First of all, I would never advise Radiohead or Stephen Sondheim to write symphonies. When certain well-known pop people try to do that, it’s usually a disaster. They are geniuses as it is and anybody who doesn’t recognize that is deaf. It ain’t what you do; it’s how you do it. That’s what I’m a firm believer in. So the first question is: Why bother? Unless it’s burning a hole in you, and if it’s burning a hole in you, then you have to look into it. It may mean going to music school. It may mean – I don’t know what your skills are in terms of notation, if you wanna write for musical instruments. If you do, then you not only have to get the notation skills, but you have to get some idea of what the ranges of the instruments are. It’s very good to go to a music school where there are lots of performers, i.e. a conservatory rather than a college, because instead of just talking about it you’ll be able to go down to the cafeteria at lunchtime and write something for a string quartet and they’ll be able to play it. ”What’s it like playing A on an open string and A on a closed string?” And so on and so forth. This is all practical knowledge. And the biggest thing to decide is, do I reallyneed to go through all this?
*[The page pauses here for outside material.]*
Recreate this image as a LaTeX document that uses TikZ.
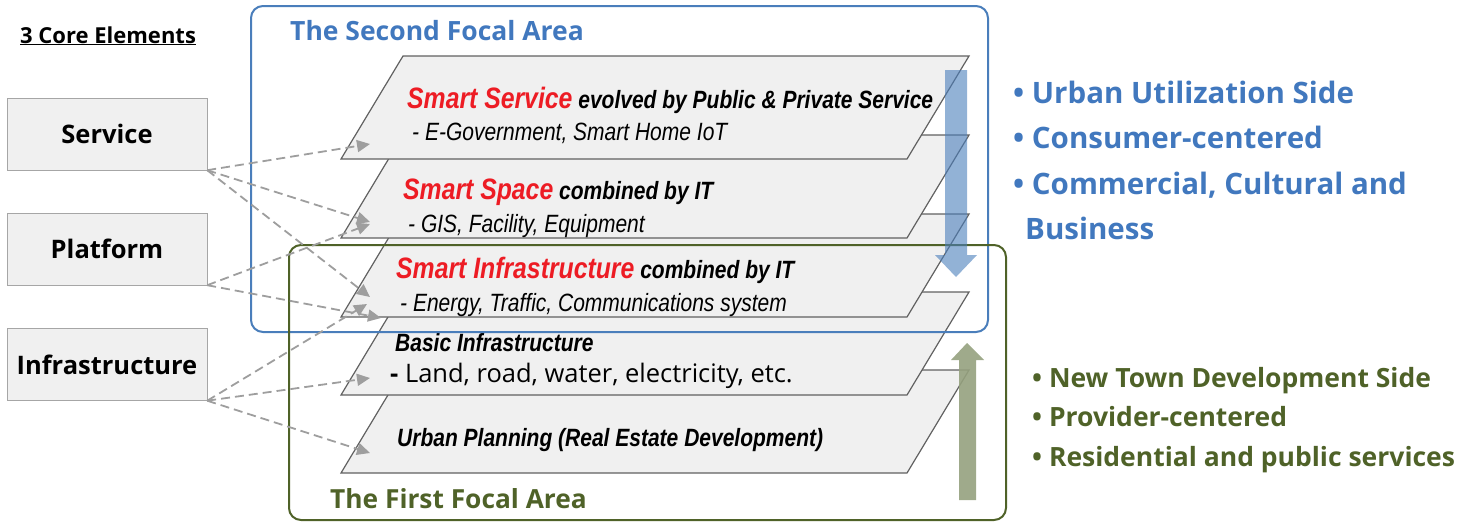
\documentclass[tikz,border=0pt]{standalone}
\usepackage{fontspec}
\setmainfont{Open Sans}
\newfontfamily\narrowfont[FakeStretch=0.84]{Liberation Sans}
\usetikzlibrary{arrows.meta}
\definecolor{areablue}{HTML}{4A7EBB}
\definecolor{textblue}{HTML}{4178BE}
\definecolor{areagreen}{HTML}{4F6228}
\definecolor{smartred}{HTML}{ED1C24}
\definecolor{layerfill}{HTML}{F0F0F0}
\colorlet{layerline}{black!62}
\colorlet{linkgray}{black!38}

\begin{document}
\begin{tikzpicture}[x=1pt,y=-1pt]
\tikzset{
  elembox/.style ={draw=black!35, fill=layerfill, minimum width=200pt, minimum height=72pt,
    font=\fontsize{25.5}{29}\selectfont\bfseries},
  layer/.style ={draw=layerline, fill=layerfill, line width=1.2pt, line join=miter},
  layertxt/.style ={anchor=base west, inner sep=0, font=\narrowfont\bfseries\itshape\fontsize{25}{29}\selectfont},
  subtxt/.style ={anchor=base west, inner sep=0, font=\narrowfont\itshape\fontsize{25}{29}\selectfont},
  note/.style ={anchor=base west, inner sep=0, font=\fontsize{29.5}{34}\selectfont\bfseries, text=textblue},
  devnote/.style ={anchor=base west, inner sep=0, font=\fontsize{26.5}{31}\selectfont\bfseries, text=areagreen},
  link/.style ={draw=linkgray, dashed, dash pattern=on 9pt off 5pt, line width=1.8pt,
    -{Triangle[length=13pt,width=12pt]}},
  focal/.style ={rounded corners=12pt, line width=2pt}
}
\useasboundingbox (0,0) rectangle (1458,522);

% stack of layers, lowest first
\foreach \yb in {473,395,317,238,159}
  \draw[layer] (341,\yb) -- (403,\yb-103) -- (969,\yb-103) -- (907,\yb) -- cycle;

% layer texts
\node[layertxt] (l1a) at (407,108) {{\color{smartred}\fontsize{29.5}{34}\selectfont Smart Service}
  evolved by Public \& Private Service};
\node[subtxt] (l1b) at (412,140) {- E-Government, Smart Home IoT};
\node[layertxt] (l2a) at (403,199) {{\color{smartred}\fontsize{29.5}{34}\selectfont Smart Space}
  combined by IT};
\node[subtxt] (l2b) at (408,232) {- GIS, Facility, Equipment};
\node[layertxt] (l3a) at (396,278) {{\color{smartred}\fontsize{29.5}{34}\selectfont Smart Infrastructure}
  combined by IT};
\node[subtxt] (l3b) at (400,311) {- Energy, Traffic, Communications system};
\node[layertxt] (l4a) at (395,351) {Basic Infrastructure};
\node[anchor=base west, inner sep=0, font=\fontsize{25.5}{29}\selectfont] (l4b) at (390,382) {\textbf{-} Land, road, water, electricity, etc.};
\node[layertxt] (l5a) at (397,446) {Urban Planning (Real Estate Development)};

% focal areas
\draw[focal, areablue] (251,6) rectangle (988,332);
\draw[focal, areagreen] (289,245) rectangle (1006,520);
\node[anchor=base west, inner sep=0, text=textblue, font=\fontsize{26.5}{30}\selectfont\bfseries] (second) at (290,40) {The Second Focal Area};
\node[anchor=base west, inner sep=0, text=areagreen, font=\fontsize{26.3}{30}\selectfont\bfseries] (first) at (330,508) {The First Focal Area};

% direction arrows
\fill[areablue, opacity=0.6] (945,70) -- (967,70) -- (967,255) -- (977,255) -- (956,277)
  -- (935,255) -- (945,255) -- cycle;
\fill[areagreen!60, opacity=0.9] (959,500) -- (976,500) -- (976,360) -- (984,360) -- (967,343)
  -- (951,360) -- (959,360) -- cycle;

% side notes
\node[note] (util1) at (1013,103) {• Urban Utilization Side};
\node[note] (util2) at (1013,148.5) {• Consumer-centered};
\node[note] (util3) at (1013,194) {• Commercial, Cultural and};
\node[note] (util4) at (1025,239.5) {Business};
\node[devnote] (dev1) at (1032,387) {• New Town Development Side};
\node[devnote] (dev2) at (1032,426.5) {• Provider-centered};
\node[devnote] (dev3) at (1032,466) {• Residential and public services};

% core elements
\node[anchor=base west, inner sep=0, font=\fontsize{22}{26}\selectfont\bfseries] (core) at (20,43) {\underline{3 Core Elements}};
\node[elembox] (svc) at (107,134) {Service};
\node[elembox] (plat) at (107,249) {Platform};
\node[elembox] (infra) at (107,364.5) {Infrastructure};

\coordinate (svcTipA) at (370,144);
\coordinate (svcTipB) at (370,222);
\coordinate (svcTipC) at (370,297);
\coordinate (platTipA) at (370,224);
\coordinate (platTipB) at (381,318);
\coordinate (infTipA) at (367,304);
\coordinate (infTipB) at (370,378);
\coordinate (infTipC) at (370,453);

\foreach \t in {svcTipA,svcTipB,svcTipC}
  \draw[link] (svc.south east) -- (\t);
\foreach \t in {platTipA,platTipB}
  \draw[link] (plat.south east) -- (\t);
\foreach \t in {infTipA,infTipB,infTipC}
  \draw[link] (infra.south east) -- (\t);
\end{tikzpicture}
\end{document}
Is this really who I am and is this something I ought to do? You want to be very sure of that before embarking on something that could be a very laborious and time-consuming period of years.

Emma Warren

Is there anyone else who has a question they’re burning to ask?

Audience Member

I don’t know how relevant this is but I’m still in a weird state from that piece you played before, because it had all this emotion that maybe in English you can’t express in words. I’m a singer, and I do that the best, so I communicate with my voice a lot and it’s hard for me to express that type of stuff that I get from your music. That’s just a random thought, not a question. But I just wondered how much you use concept as a limitation to your creativity. To me, since being here, I’ve realized how not having any concept and just going off your feeling and the feeling and the energy of whoever you're creating with, drives the creation of a piece of music. So how much do you let it depend on that particular moment in that time and place, and how much do you try to communicate a certain message?

Emma Warren

How much are you following emotion and how much are you following concept?

Steve Reich

I’m not much of an improviser and I think what you’re describing is improvisation. Improvisation is an ancient and very honored tradition. Johann Sebastian Bach was not known as a great composer in his day, he was known as the greatest improviser of his day. People were afraid to have an organ match with him. What you’re talking about is very real. I don’t participate in that part of the world, but I know it’s there and it’s ancient and very real. So if that’s something that works for you, then you should pursue it. Composition implies there’s already a certain amount of thought gone into it, but the bedrock of anything I’ve ever done has rested on musical intuition. Whatever ideas I may have had and so on and so forth, the test is: How do they sound on Monday, how do they sound on Tuesday, how do they sound next month? And do they keep sounding good? And if they keep sounding good, then they are good. And if they don’t, then they’re not good. [laughs] Thank you all for coming, I appreciate you being here.